Researcher: Timothy R. Tangherlini

A morphological analysis tool for Old Icelandic.

ICEMorph is a morphological analysis and look-up tool for the study of Old Norse-Icelandic, among the most morphonologically complex of the Germanic languages.  The analysis tool uses a functional programming language, FM/Haskell, to tackle the problem of this complexity. Machine learning algorithms boost the performance of the system. The look-up tool is based on two of the most important Old Icelandic-English dictionaries: Cleasby-Vigfusson An Icelandic-English Dictionary (1874), and Zoëga Old Icelandic Dictionary (1910).

ICEMorph seeks to expand earlier work on Old Icelandic/Old Norse morphology and Old Icelandic/Old Norse texts and to complement current efforts to produce corpora of accurately morpho-syntactically tagged Old Norse-Icelandic text. These efforts aim to complement current projects such as the Medieval Nordic Text Archive, MENOTA, and the Icelandic Parsed Historical Corpus, IcePaHC.
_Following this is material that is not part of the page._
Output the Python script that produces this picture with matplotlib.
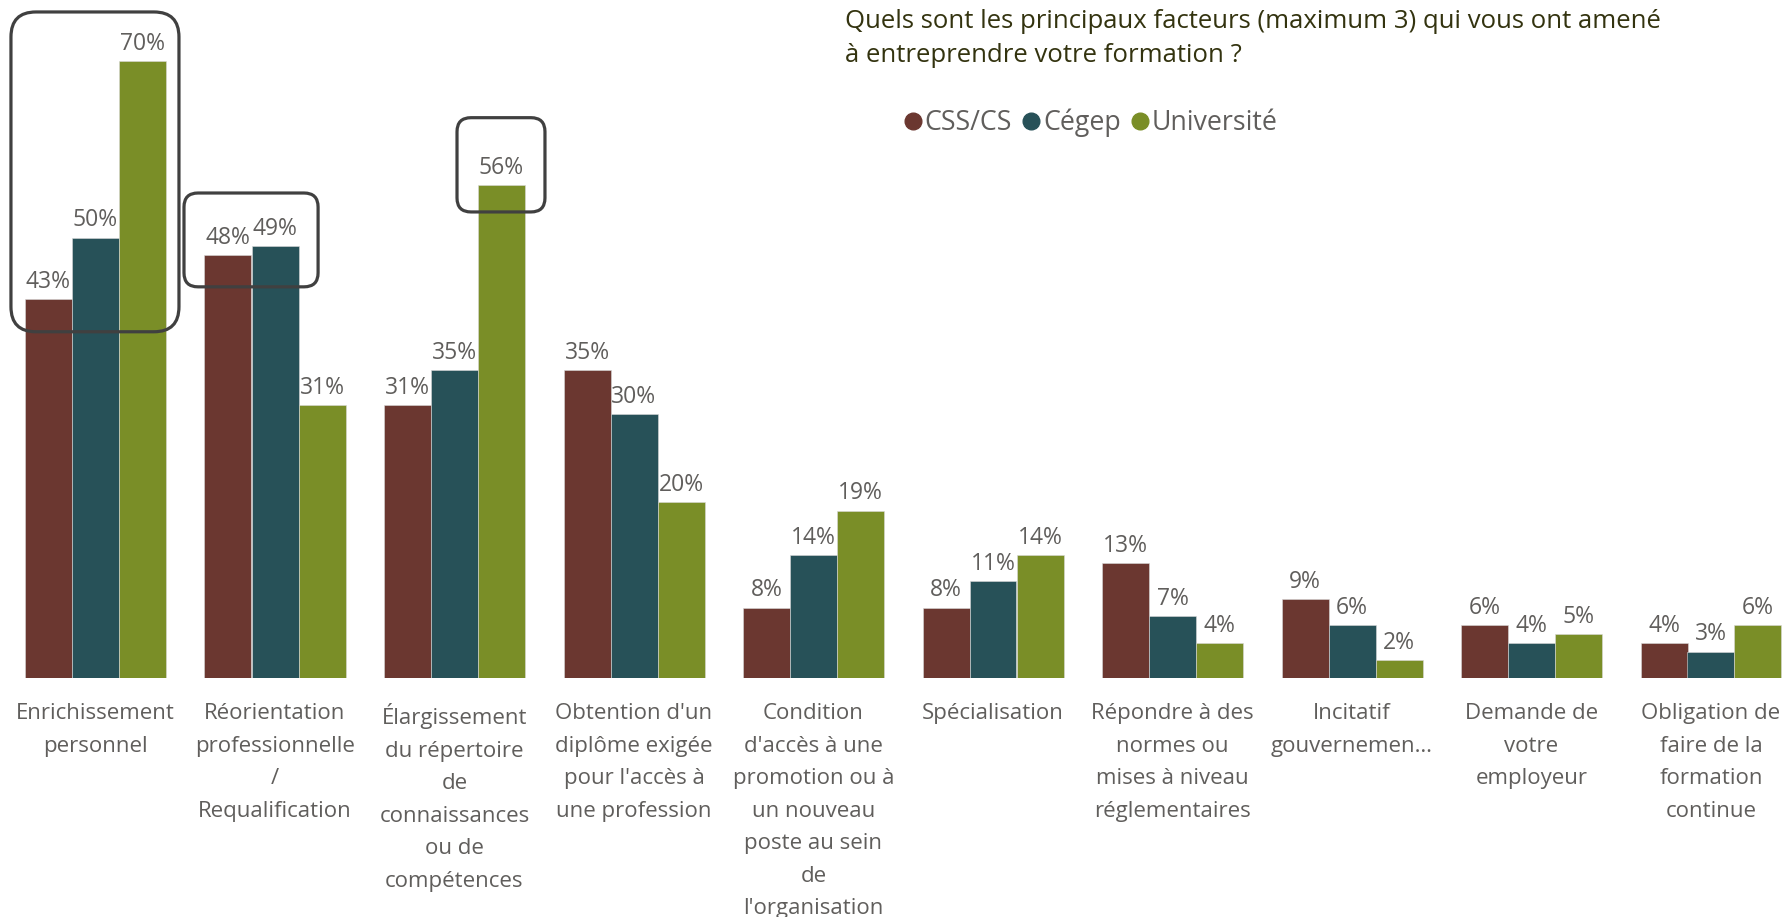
import matplotlib
matplotlib.use("Agg")
import matplotlib.pyplot as plt
import numpy as np
from matplotlib.patches import FancyBboxPatch
from matplotlib.lines import Line2D
from matplotlib.transforms import IdentityTransform

categories = [
    "Enrichissement\npersonnel",
    "Réorientation\nprofessionnelle\n/\nRequalification",
    "Élargissement\ndu répertoire\nde\nconnaissances\nou de\ncompétences",
    "Obtention d'un\ndiplôme exigée\npour l'accès à\nune profession",
    "Condition\nd'accès à une\npromotion ou à\nun nouveau\nposte au sein\nde\nl'organisation",
    "Spécialisation",
    "Répondre à des\nnormes ou\nmises à niveau\nréglementaires",
    "Incitatif\ngouvernemen…",
    "Demande de\nvotre\nemployeur",
    "Obligation de\nfaire de la\nformation\ncontinue",
]
series_names = ["CSS/CS", "Cégep", "Université"]
css = [43, 48, 31, 35, 8, 8, 13, 9, 6, 4]
cegep = [50, 49, 35, 30, 14, 11, 7, 6, 4, 3]
universite = [70, 31, 56, 20, 19, 14, 4, 2, 5, 6]
colors = ["#6B3730", "#275158", "#7A8E27"]

title = "Quels sont les principaux facteurs (maximum 3) qui vous ont amené\nà entreprendre votre formation ?"

plt.rcParams["font.family"] = ["Open Sans", "DejaVu Sans"]
grey = "#605E5C"

W, H = 1791, 917
fig = plt.figure(figsize=(W / 100, H / 100), dpi=100)
base_y = 678
ax = fig.add_axes([0, (H - base_y) / H, 1, base_y / H])

pitch = 179.5
c0 = 95.5
ax.set_xlim(-c0 / pitch, (W - c0) / pitch)
px_per_pct = 8.81
ax.set_ylim(0, base_y / px_per_pct)

x = np.arange(len(categories))
bw = 47 / pitch
for i, (vals, col) in enumerate(zip([css, cegep, universite], colors)):
    xs = x + (i - 1) * bw
    ax.bar(xs, vals, width=bw, color=col, edgecolor="#d9d9d9", linewidth=0.4)
    for xi, v in zip(xs, vals):
        ax.annotate(f"{v}%", (xi, v), xytext=(0, 8), textcoords="offset points",
                    ha="center", va="baseline", fontsize=16.5, color=grey)

ax.set_xticks(x)
ax.set_xticklabels(categories, fontsize=16, color=grey, linespacing=1.72)
ax.tick_params(axis="x", length=0, pad=18)
ax.set_yticks([])
for s in ax.spines.values():
    s.set_visible(False)

fig.text(845 / W, 1 - 9 / H, title, ha="left", va="top", fontsize=18.5,
         color="#33330F", linespacing=1.45)

handles = [Line2D([], [], marker="o", linestyle="", markersize=12,
                  markerfacecolor=c, markeredgecolor=c) for c in colors]
fig.legend(handles, series_names, loc="center left",
           bbox_to_anchor=(902 / W, 1 - 123 / H), ncol=3, frameon=False,
           fontsize=19.3, labelcolor=grey, handletextpad=0.05,
           columnspacing=0.3, handlelength=0.8, borderpad=0, borderaxespad=0)

# rounded highlight boxes (data coords -> pixels)
boxes = [(-0.471, 39.3, 0.465, 75.6, 25), (0.493, 44.4, 1.240, 55.05, 14),
         (2.014, 52.9, 2.504, 63.6, 14)]
fig.canvas.draw()
for x0, y0, x1, y1, r in boxes:
    (p0x, p0y), (p1x, p1y) = ax.transData.transform([(x0, y0), (x1, y1)])
    patch = FancyBboxPatch((p0x, p0y), p1x - p0x, p1y - p0y,
                           boxstyle=f"round,pad=0,rounding_size={r}",
                           transform=IdentityTransform(), fill=False,
                           edgecolor="#404040", linewidth=2.3, zorder=5)
    fig.patches.append(patch)

fig.savefig("out.png", dpi=100)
We have developed an accurate morphological analyzer that includes nearly the entire Old Icelandic lexical set (including the poetic vocabulary). A feature of this system is the use of expert feedback to rapidly increase the accuracy of morphological analysis.

There are two interrelated tools in IceMorph: a morphological analysis and look-up environment that uses the Fornaldarsögur Norðrlanda (Guðni Jónsson 1943-1944) text corpus, and a dictionary lookup/browser tool, based on Cleasby and Vigfússon (1874) and Zoëga (1910).

The user of the morphological analysis tool can discover, for any word form encountered in the text, the form’s “lemma” or dictionary headword, grammatical information about the word including part-of-speech (POS) and inflectional class, a dictionary definition in English, and an inflectional paradigm for that word, including all of the word’s known forms.

The user of the dictionary tool can search for headwords in the dictionary, or any form of a dictionary headword. The tool returns the headword (or in cases of ambiguity headwords), POS information, English language definitions, and a table showing the inflection of the word.

An important feature of ICEMorph is its dynamic nature: as the system is fed expert feedback to correct or extend particular word forms, these corrections cascade through the system every night during nightly updates. ICEMorph also allows users to download the fully tagged corpus for use in other research environments.

ICEMorph and the tagged corpus is covered by the Creative Commons Open Archives non-commercial “by” license. The current citation for ICEMorph and the tagged corpus is:

Tangherlini, Timothy R., Kryztof Urban, Aurelijus Vijunas. 2013. ICEMorph: An Automated Morphological Analysis System and Dictionary Look-up Tool for Old Icelandic.

A long-term goal of the project is to integrate the morphological analysis and look-up tool with both normalized texts and diplomatic transcriptions of manuscripts in a rich study environment. This environment will allow for complex visualizations of textual relationships, and sophisticated word searches and study tools that are not limited to form-only searches, such as those available in Perseus. Automated normalization routines will increase the scope of texts available to the system, while assisted disambiguation routines will increase the power of word study tools. In this sophisticated study environment, manuscript transcriptions will be coupled to images of the manuscripts on which they are based, and the scholarly community will be able to engage in ongoing annotation–as well as lively debate–over the work, including discussion of disambiguation of difficult forms.